- _WHAT THE TASK REQUIRES_: Can you output, word for word, the lines between the one holding "Clone this chart in matplotlib." and the one holding "from matplotlib.ticker import MultipleLocator", inclusive, leaving out any pictures?
START PROVIDED RECORDS
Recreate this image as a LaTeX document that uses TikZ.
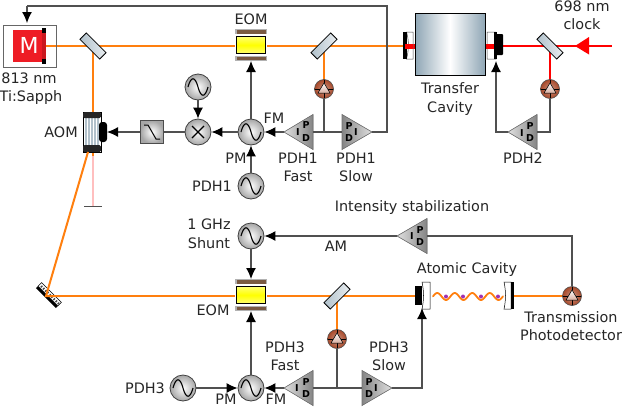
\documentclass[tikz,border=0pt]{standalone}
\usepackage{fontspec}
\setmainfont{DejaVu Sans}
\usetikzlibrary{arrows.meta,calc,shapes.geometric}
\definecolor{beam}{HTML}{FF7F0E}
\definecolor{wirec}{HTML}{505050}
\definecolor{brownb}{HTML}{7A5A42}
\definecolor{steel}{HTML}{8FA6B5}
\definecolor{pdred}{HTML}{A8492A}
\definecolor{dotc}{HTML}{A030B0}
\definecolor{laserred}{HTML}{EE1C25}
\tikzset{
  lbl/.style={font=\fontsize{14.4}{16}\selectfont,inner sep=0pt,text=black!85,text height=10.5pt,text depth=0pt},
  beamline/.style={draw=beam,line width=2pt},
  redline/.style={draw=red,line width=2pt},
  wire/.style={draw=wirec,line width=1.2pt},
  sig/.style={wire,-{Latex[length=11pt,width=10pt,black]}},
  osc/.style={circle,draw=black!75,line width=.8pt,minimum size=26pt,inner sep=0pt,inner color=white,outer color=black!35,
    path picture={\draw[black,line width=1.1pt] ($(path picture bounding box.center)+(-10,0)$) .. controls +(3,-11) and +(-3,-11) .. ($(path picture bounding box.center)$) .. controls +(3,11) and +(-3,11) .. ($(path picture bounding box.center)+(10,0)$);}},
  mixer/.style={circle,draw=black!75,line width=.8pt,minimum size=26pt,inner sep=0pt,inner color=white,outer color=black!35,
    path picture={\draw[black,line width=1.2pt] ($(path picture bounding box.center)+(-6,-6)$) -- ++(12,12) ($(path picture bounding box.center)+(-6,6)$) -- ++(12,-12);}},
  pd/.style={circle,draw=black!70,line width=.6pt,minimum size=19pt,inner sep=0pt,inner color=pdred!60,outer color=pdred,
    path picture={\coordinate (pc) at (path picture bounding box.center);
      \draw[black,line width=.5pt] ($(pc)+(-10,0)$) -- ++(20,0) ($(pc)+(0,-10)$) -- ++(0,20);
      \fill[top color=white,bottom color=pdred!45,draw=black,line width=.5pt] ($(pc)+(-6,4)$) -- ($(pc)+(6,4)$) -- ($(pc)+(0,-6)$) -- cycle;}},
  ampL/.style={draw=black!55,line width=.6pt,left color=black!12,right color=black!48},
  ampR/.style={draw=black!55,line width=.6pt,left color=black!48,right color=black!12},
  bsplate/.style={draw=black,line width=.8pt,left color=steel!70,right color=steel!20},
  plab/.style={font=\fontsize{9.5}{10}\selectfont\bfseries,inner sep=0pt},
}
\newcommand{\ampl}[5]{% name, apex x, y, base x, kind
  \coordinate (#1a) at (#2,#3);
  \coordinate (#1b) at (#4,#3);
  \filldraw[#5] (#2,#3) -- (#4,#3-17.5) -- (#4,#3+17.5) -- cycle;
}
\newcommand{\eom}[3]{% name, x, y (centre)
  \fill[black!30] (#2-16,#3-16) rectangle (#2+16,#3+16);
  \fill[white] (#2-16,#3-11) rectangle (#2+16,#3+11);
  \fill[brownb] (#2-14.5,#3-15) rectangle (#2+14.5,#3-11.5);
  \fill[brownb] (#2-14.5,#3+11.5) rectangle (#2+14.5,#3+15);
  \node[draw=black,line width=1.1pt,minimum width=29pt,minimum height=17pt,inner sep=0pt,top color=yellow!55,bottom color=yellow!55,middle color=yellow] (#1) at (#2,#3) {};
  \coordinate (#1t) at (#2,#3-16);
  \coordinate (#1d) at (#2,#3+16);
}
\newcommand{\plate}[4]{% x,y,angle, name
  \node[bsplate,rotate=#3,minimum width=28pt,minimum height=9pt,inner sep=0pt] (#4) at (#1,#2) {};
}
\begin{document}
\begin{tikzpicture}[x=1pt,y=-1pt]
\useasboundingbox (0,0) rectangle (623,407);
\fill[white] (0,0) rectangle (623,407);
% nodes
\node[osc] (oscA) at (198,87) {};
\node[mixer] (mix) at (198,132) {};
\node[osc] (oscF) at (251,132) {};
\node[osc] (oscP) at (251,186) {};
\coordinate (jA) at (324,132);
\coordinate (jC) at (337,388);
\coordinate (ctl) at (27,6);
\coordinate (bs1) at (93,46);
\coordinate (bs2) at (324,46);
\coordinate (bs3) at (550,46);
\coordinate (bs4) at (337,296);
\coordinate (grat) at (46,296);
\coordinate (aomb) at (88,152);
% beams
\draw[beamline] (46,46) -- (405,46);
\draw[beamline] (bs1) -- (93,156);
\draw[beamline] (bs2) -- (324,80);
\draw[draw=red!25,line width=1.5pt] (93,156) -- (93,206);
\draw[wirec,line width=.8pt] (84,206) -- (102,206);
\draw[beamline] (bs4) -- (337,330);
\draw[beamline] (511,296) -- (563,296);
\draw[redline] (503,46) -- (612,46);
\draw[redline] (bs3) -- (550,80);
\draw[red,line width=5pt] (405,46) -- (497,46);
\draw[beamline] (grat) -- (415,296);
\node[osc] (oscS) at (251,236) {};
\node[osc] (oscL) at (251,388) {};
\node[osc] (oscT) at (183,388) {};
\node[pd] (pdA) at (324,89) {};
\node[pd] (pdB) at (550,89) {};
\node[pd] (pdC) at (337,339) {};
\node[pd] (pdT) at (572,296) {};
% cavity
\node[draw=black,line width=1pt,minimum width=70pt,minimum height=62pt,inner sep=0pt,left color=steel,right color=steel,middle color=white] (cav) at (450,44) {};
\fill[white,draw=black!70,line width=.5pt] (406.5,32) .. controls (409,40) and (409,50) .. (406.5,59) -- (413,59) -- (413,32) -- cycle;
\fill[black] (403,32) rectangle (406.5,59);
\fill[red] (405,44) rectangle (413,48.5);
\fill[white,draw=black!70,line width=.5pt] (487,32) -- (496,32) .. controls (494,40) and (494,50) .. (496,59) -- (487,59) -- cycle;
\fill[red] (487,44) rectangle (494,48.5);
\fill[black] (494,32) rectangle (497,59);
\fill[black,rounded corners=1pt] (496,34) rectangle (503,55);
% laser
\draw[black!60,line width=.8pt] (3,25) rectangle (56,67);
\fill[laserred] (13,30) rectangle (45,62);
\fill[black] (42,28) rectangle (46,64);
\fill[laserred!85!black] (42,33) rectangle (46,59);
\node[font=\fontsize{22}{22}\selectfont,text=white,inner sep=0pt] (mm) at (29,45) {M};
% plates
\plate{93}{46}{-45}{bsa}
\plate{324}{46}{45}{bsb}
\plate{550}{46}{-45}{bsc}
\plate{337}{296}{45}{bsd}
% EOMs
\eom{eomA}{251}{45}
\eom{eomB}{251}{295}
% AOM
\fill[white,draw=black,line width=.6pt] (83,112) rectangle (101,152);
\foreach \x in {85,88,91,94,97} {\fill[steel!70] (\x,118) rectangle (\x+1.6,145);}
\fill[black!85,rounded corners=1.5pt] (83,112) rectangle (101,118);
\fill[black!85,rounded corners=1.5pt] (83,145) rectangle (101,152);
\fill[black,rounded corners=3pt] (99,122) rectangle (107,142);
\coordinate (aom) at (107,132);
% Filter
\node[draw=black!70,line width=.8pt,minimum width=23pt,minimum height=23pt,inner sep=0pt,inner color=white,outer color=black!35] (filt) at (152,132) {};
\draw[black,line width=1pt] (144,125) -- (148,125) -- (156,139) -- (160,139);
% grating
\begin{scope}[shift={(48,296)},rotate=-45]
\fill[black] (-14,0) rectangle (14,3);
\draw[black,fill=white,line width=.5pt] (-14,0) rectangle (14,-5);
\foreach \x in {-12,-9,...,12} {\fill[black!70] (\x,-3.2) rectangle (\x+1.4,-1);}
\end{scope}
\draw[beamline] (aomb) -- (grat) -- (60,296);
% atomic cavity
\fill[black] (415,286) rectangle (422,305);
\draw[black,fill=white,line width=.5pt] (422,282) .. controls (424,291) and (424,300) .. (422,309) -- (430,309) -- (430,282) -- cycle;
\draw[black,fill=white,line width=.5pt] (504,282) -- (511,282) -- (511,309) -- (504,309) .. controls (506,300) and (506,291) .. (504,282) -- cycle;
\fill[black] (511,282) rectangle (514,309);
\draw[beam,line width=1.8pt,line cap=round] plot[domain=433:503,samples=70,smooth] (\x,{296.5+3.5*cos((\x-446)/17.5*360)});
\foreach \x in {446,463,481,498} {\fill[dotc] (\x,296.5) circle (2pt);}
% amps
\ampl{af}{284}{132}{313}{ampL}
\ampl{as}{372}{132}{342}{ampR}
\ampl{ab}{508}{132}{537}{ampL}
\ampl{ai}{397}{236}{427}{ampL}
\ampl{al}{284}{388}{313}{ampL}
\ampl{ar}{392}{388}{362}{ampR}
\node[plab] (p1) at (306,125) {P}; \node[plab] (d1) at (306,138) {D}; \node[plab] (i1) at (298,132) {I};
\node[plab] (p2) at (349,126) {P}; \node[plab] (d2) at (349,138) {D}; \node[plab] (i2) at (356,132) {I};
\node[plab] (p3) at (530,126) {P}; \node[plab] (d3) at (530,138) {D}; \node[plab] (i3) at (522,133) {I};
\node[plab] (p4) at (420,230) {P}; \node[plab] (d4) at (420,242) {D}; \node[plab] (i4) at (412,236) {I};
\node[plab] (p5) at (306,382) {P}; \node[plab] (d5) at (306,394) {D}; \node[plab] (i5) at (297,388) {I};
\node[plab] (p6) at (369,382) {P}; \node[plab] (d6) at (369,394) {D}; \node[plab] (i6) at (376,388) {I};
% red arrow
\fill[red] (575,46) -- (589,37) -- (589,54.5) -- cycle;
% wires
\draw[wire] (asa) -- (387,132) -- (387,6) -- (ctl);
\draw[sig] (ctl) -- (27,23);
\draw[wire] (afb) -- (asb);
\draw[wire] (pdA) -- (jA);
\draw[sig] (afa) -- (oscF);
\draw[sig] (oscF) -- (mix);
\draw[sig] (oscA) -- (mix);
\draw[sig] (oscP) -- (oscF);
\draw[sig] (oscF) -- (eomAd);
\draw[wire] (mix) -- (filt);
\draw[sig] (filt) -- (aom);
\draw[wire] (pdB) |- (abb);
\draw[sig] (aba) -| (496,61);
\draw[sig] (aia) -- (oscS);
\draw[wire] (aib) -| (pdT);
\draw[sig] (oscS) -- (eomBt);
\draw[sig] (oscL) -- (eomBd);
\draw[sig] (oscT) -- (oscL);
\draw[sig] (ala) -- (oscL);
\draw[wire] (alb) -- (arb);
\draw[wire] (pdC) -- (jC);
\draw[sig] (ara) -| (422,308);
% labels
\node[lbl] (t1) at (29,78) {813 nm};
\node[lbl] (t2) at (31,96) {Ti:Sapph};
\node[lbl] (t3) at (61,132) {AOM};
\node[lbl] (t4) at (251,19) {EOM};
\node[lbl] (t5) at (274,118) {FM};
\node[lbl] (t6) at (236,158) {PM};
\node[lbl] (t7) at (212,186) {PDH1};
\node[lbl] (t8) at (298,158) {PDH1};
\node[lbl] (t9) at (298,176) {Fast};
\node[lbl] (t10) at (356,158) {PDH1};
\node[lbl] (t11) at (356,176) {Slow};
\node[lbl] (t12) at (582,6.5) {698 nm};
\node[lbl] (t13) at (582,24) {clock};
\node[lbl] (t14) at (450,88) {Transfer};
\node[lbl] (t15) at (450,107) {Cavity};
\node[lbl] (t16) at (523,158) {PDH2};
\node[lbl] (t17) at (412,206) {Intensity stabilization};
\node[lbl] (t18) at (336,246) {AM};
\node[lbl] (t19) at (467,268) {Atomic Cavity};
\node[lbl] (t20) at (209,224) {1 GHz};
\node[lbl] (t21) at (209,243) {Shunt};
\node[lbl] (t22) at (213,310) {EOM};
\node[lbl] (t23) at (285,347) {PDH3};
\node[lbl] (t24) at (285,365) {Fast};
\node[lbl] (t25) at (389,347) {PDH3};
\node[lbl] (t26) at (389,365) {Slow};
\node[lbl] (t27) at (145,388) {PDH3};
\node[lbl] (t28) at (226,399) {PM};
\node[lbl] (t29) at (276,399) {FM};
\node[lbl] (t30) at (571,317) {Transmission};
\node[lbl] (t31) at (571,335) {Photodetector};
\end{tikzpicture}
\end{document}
END PROVIDED RECORDS
START PROVIDED RECORDS
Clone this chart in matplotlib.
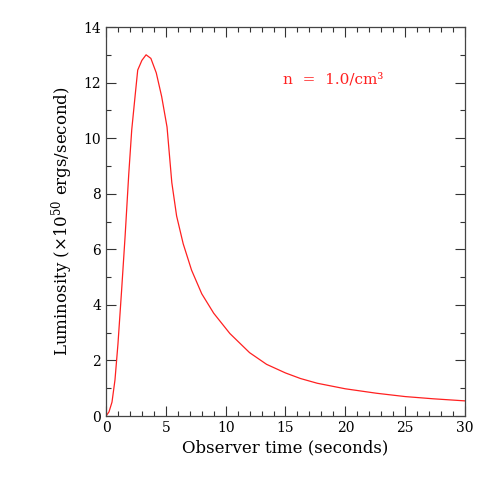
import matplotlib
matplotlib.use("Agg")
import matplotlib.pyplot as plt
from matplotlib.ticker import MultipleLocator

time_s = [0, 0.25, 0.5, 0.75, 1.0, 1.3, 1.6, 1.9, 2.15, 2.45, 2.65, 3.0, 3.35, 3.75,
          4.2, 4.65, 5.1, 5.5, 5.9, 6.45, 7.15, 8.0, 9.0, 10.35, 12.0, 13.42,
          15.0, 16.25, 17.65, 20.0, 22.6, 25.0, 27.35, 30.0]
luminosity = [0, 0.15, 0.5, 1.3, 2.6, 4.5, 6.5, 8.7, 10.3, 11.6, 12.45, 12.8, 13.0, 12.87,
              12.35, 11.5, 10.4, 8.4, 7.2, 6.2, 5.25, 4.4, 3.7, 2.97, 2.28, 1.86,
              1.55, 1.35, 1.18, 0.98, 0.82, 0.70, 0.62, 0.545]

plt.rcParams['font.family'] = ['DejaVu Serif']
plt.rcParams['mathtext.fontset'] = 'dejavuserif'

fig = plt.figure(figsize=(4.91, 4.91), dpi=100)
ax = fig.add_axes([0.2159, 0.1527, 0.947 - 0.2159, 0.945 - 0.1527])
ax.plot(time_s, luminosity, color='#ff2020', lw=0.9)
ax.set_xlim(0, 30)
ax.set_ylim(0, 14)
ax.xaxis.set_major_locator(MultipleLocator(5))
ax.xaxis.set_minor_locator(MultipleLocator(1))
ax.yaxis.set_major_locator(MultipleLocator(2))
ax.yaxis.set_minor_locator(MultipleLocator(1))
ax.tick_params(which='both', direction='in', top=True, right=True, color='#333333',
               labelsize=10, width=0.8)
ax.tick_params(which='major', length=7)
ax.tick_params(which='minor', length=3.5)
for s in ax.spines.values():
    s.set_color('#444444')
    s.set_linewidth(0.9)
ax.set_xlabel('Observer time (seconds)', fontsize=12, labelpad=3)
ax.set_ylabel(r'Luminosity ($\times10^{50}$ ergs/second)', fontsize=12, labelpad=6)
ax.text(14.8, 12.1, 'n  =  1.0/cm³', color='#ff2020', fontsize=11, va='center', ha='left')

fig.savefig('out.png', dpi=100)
END PROVIDED RECORDS
START PROVIDED RECORDS
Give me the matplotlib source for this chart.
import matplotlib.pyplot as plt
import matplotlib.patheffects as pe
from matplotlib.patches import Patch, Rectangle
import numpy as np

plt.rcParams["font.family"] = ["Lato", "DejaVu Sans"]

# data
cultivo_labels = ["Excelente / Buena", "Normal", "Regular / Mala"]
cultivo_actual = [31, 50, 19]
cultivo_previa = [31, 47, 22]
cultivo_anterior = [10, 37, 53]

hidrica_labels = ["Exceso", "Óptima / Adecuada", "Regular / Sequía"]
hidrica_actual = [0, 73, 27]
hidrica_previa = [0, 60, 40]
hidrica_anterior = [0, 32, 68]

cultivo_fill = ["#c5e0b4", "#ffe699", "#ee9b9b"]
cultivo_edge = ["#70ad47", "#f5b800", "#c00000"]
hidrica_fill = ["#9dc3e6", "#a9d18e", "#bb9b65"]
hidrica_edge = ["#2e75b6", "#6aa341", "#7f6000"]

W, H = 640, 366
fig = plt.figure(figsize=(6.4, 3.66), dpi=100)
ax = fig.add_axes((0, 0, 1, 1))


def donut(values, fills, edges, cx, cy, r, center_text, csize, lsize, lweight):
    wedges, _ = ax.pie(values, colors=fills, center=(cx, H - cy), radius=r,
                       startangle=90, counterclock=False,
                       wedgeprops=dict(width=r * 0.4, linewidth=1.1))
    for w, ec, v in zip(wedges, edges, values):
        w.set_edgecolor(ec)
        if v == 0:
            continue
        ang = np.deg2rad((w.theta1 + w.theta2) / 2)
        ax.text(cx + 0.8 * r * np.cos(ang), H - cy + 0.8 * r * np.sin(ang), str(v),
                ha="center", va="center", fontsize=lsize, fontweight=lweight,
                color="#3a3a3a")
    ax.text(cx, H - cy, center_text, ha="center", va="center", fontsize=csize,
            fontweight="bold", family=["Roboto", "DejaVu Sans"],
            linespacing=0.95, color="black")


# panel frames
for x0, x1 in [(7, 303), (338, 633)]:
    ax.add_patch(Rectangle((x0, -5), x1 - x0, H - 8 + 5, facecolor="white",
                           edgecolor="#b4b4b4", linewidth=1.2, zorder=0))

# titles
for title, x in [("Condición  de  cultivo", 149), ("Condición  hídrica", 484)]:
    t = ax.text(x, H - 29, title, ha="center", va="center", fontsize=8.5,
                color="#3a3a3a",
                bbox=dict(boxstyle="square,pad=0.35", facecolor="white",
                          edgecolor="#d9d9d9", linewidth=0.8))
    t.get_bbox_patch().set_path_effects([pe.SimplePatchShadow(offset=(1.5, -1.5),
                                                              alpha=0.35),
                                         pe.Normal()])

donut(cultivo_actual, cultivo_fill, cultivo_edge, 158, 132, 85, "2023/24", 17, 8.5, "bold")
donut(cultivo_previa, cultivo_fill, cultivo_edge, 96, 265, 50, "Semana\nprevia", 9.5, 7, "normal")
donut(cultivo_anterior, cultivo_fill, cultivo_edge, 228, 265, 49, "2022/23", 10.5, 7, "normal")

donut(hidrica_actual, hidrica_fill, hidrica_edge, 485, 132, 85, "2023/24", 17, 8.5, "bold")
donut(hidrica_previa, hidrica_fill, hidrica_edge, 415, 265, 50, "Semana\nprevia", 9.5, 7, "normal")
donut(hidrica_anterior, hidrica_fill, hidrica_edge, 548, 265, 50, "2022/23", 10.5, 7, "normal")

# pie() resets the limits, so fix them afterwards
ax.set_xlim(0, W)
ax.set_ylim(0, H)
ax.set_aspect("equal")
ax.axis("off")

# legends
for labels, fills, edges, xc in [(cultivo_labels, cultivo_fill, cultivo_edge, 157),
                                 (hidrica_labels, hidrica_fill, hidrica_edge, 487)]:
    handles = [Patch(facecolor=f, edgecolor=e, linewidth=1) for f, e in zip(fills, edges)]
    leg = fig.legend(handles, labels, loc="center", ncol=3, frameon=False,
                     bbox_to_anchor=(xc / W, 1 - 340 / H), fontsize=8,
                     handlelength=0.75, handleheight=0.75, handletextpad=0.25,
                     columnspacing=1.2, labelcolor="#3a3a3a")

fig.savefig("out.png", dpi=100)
END PROVIDED RECORDS
- _COMPLETE OUTPUT_:
Clone this chart in matplotlib.
import matplotlib
matplotlib.use("Agg")
import matplotlib.pyplot as plt
from matplotlib.ticker import MultipleLocator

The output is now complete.